Pourquoi les patrons de presse, les rédactions n’ont pas approuvé les chartes de déontologie ou créé un « ordre des journalistes »?

Ces Chartes devraient être approuvées par le chef d’entreprise. Nous ne sommes d’ailleurs pas favorables au droit de veto des journalistes car cela inscrit les relations du travail dans un rapport conflictuel constant. Il faut faire accepter au chef d’entreprise un certain nombre d’engagements réciproques et surtout l’autonomie déontologique de la rédaction. Pas besoin du veto pour cela.

Il se peut que les patrons de presse voient d’un mauvais œil ces chartes déontologiques car elles sont parfois vécues comme des instruments de conflits et de lutte, là où elles devraient permettre de prévenir des blocages.

On ne peut pas vivre chaque jour dans une guerre de tranchée.

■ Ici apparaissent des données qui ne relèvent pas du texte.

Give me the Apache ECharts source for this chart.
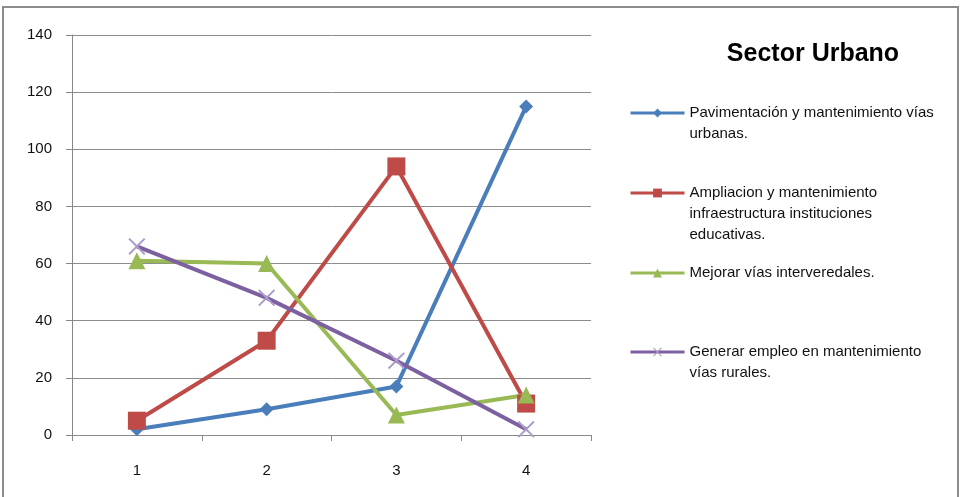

Il faut faire partager cette culture des droits à l'employeur. La Charte est là pour permettre de créer des obligations réciproques et de trouver des solutions qui ne relèvent pas exactement du droit du travail.

Pour répondre à la deuxième question : les professionnels ont la crainte d’avoir un ordre qui les muselle ?

A titre d’exemple, il a été démontré que l’ordre des avocats ou celui des médecins n’ont pas été de bons exemples, donc on peut concevoir que les journalistes soient devenus méfiants. Dans l’histoire, l’ordre des avocats ou celui des médecins n’a pas toujours été dans le camp de la liberté.

Pour quelles raisons les candidats à l’élection présidentielle ne se sont pas pour le moment  emparés de cette problématique ?

Notre sentiment premier est que les candidats n’y connaissent pas grand-chose. Ce n’est pas un défaut d’intérêt, mais ils vont prendre position pour les patrons ou les journalistes, au gré de leurs inclinations alors que souvent l’analyse reste très rudimentaire. Par exemple, pour qu’existe la loi pour la confiance dans l’économie numérique de 2004, il a fallu attendre entre 7 et 8 ans. Les lois deviennent de plus en plus compliquées, c’est une évolution démocratique normale mais cela demande une connaissance affûtée des textes par celles et ceux qui les votent. Il faudrait que les députés ne consacrent leur temps qu’à leur seul mandat de député. C’est impératif.